Co-created with Yellowstone’s Taylor Sheridan, who wrote the pilot script in a weekend before handing the show off to Winter, Tulsa King wastes no time inviting you into the world of Stallone’s Dwight Manfredi, who simmers with dissatisfaction at the news that there’s no kingdom left to conquer in the New York criminal underworld he left behind. Instead, he’s commanded by his capo to relocate to Tulsa, where he quickly begins to throw his weight around. One scene in a weed dispensary sets the tone, delivering Breaking Bad-esque brutality and barminess; not least because Stallone, in his first television role as a leading man, brings shades of the monosyllabic Mike Ehrmantraut to his no-nonsense gangster.

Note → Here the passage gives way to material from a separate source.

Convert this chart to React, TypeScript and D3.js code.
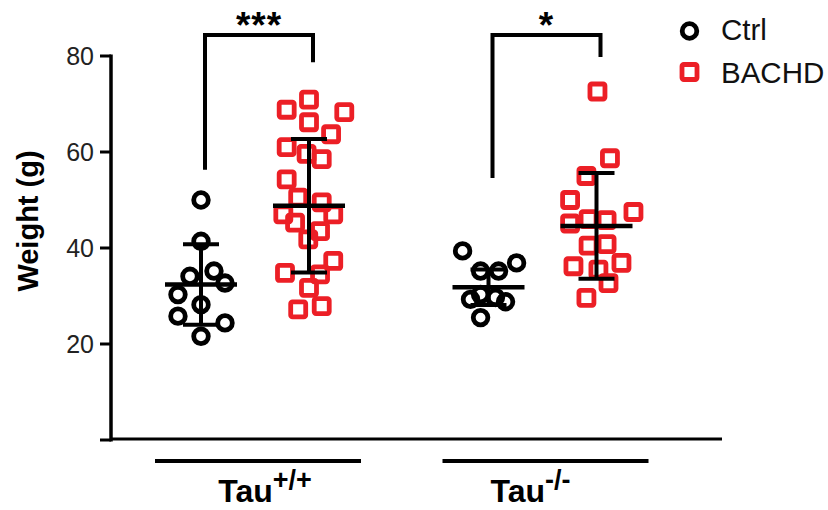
import React from "react";
import * as d3 from "d3";

const genotypes = ["Tau+/+", "Tau-/-"];
const genotypeBase = ["Tau", "Tau"];
const genotypeSup = ["+/+", "-/-"];
const conditions = ["Ctrl", "BACHD"];

// Weight (g) values per group
const ctrlTauWT = [50.0, 41.4, 34.1, 35.2, 32.7, 30.3, 28.2, 25.8, 24.4, 21.6];
const ctrlTauWTJitter = [0, 0, -0.46, 0.54, 1, -0.96, 0, -0.96, 1, 0];
const bachdTauWT = [70.9, 68.8, 68.3, 66.2, 63.7, 61.0, 59.6, 58.5, 54.3, 50.5, 49.5, 47.0, 47.0, 45.3, 43.5, 41.8, 37.3, 34.8, 34.5, 31.7, 27.9, 27.2];
const bachdTauWTJitter = [0, -0.93, 1.47, 0, 0.92, -0.93, -0.1, 0.53, -0.93, -0.45, 0.53, -1.07, 1.01, -0.58, 0.46, -0.03, 1.01, -1, 0.46, 0, 0.53, -0.45];
const ctrlTauKO = [39.4, 35.2, 35.2, 36.9, 29.3, 30.3, 29.7, 28.8, 25.5];
const ctrlTauKOJitter = [-1.08, -0.33, 0.42, 1.17, -0.75, -0.33, 0.29, 0.71, -0.33];
const bachdTauKO = [72.6, 58.7, 55.0, 50.0, 47.5, 45.1, 46.0, 45.8, 40.5, 40.8, 36.2, 36.9, 35.5, 32.7, 29.6];
const bachdTauKOJitter = [0.04, 0.56, -0.42, -1.1, 1.54, -1.1, -0.33, 0.42, -0.33, 0.42, -0.96, 1.04, 0.08, 0.5, -0.42];

// Mean and SD per group (order: Ctrl WT, BACHD WT, Ctrl KO, BACHD KO)
const groupMeans = [32.4, 48.8, 31.8, 44.6];
const groupSDs = [8.4, 13.9, 3.7, 11.0];

const yTicks = [0, 20, 40, 60, 80];
const sigLabels = ["***", "*"];
const sigTop = [84.4, 84.4];
const sigLeftEnd = [56.3, 54.6];
const sigRightEnd = [78.7, 79.8];

const RED = "#ec1f26";
const FONT = "'Liberation Sans', Arial, Helvetica, sans-serif";

export default function App() {
  const W = 828, H = 510;
  const y = d3.scaleLinear().domain([0, 80]).range([440, 56]);
  const xGeno = d3.scalePoint<string>().domain(genotypes).range([255, 542.5]);
  const xCond = d3.scalePoint<string>().domain(conditions).range([-54, 54]);
  const jitterUnit = 24;
  const axisX = 111;
  const axisRight = 722;

  const groups = [
    { g: genotypes[0], c: conditions[0], vals: ctrlTauWT, jit: ctrlTauWTJitter },
    { g: genotypes[0], c: conditions[1], vals: bachdTauWT, jit: bachdTauWTJitter },
    { g: genotypes[1], c: conditions[0], vals: ctrlTauKO, jit: ctrlTauKOJitter },
    { g: genotypes[1], c: conditions[1], vals: bachdTauKO, jit: bachdTauKOJitter },
  ];
  const cx = (g: string, c: string) => (xGeno(g) as number) + (xCond(c) as number);

  const marker = (cond: string, x: number, yy: number, key: string) =>
    cond === "Ctrl" ? (
      <circle key={key} cx={x} cy={yy} r={7.3} fill="none" stroke="#000" strokeWidth={4.8} />
    ) : (
      <rect key={key} x={x - 7.5} y={yy - 7.5} width={15} height={15} rx={1.8} fill="none" stroke={RED} strokeWidth={4.8} />
    );

  return (
    <svg width={W} height={H} style={{ position: "absolute", left: 0, top: 0, background: "#fff" }} fontFamily={FONT}>
      {/* y axis */}
      <line x1={axisX} x2={axisX} y1={y(80) - 1.5} y2={y(0) + 1.5} stroke="#000" strokeWidth={3.5} />
      {yTicks.map((t) => (
        <g key={t}>
          <line x1={axisX - 11} x2={axisX} y1={y(t)} y2={y(t)} stroke="#000" strokeWidth={3} />
          {t > 0 && (
            <text x={axisX - 17} y={y(t)} dy="0.36em" textAnchor="end" fontSize={25} fill="#222">
              {t}
            </text>
          )}
        </g>
      ))}
      {/* x axis */}
      <line x1={axisX} x2={axisRight} y1={y(0) - 1} y2={y(0) - 1} stroke="#000" strokeWidth={3} />
      <text
        transform={`translate(38, 221) rotate(-90)`}
        textAnchor="middle"
        fontSize={29}
        fontWeight="bold"
      >
        Weight (g)
      </text>

      {/* points */}
      {groups.map((gr, gi) =>
        gr.vals.map((v, i) => marker(gr.c, cx(gr.g, gr.c) + gr.jit[i] * jitterUnit, y(v), `p${gi}-${i}`))
      )}

      {/* mean and SD */}
      {groups.map((gr, gi) => {
        const x = cx(gr.g, gr.c);
        const m = groupMeans[gi];
        const s = groupSDs[gi];
        return (
          <g key={`e${gi}`} stroke="#000">
            <line x1={x} x2={x} y1={y(m + s)} y2={y(m - s)} strokeWidth={4} />
            <line x1={x - 18} x2={x + 18} y1={y(m + s)} y2={y(m + s)} strokeWidth={4} />
            <line x1={x - 18} x2={x + 18} y1={y(m - s)} y2={y(m - s)} strokeWidth={4} />
            <line x1={x - 36} x2={x + 36} y1={y(m)} y2={y(m)} strokeWidth={4.5} />
          </g>
        );
      })}

      {/* significance brackets */}
      {genotypes.map((g, i) => {
        const xl = cx(g, conditions[0]) + 4;
        const xr = cx(g, conditions[1]) + 4;
        return (
          <g key={`s${i}`}>
            <path
              d={`M${xl},${y(sigLeftEnd[i])} V${y(sigTop[i])} H${xr} V${y(sigRightEnd[i])}`}
              fill="none"
              stroke="#000"
              strokeWidth={4}
            />
            <text x={(xl + xr) / 2} y={y(sigTop[i]) + 3} textAnchor="middle" fontSize={37} fontWeight="bold" letterSpacing={1}>
              {sigLabels[i]}
            </text>
          </g>
        );
      })}

      {/* genotype group lines and labels */}
      {genotypes.map((g, i) => {
        const c = (xGeno(g) as number) + 3;
        const tx = i === 0 ? c + 7 : c - 15;
        return (
          <g key={`gl${i}`}>
            <line x1={c - 103} x2={c + 103} y1={461} y2={461} stroke="#000" strokeWidth={4} />
            <text x={tx} y={502} textAnchor="middle" fontSize={32} fontWeight="bold">
              {genotypeBase[i]}
              <tspan fontSize={27} dy={-13}>{genotypeSup[i]}</tspan>
            </text>
          </g>
        );
      })}

      {/* legend */}
      {conditions.map((c, i) => (
        <g key={`lg${i}`}>
          {marker(c, 689.5, 31 + i * 41, `lm${i}`)}
          <text x={721} y={39.5 + i * 43} fontSize={29.5} fill="#111">
            {c}
          </text>
        </g>
      ))}
    </svg>
  );
}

The show’s opening two episodes tease a twisty cops-and-robbers plot in which new romances and old acquaintances threaten to get in the way of Dwight’s burgeoning empire. But Tulsa King is a show that’s at its most fascinating (not to mention funniest) in its quiet moments. Stallone freaking out as he’s attacked by a grasshopper. Stallone looking exasperated as he tries to order an Uber. Stallone looking delighted as he enjoys an ice cream cone (Dwight’s first in a quarter of a century; they only served tiramisu in the clink, he explains). These are the scenes in which Winter’s writing comes emphatically, hilariously into its own.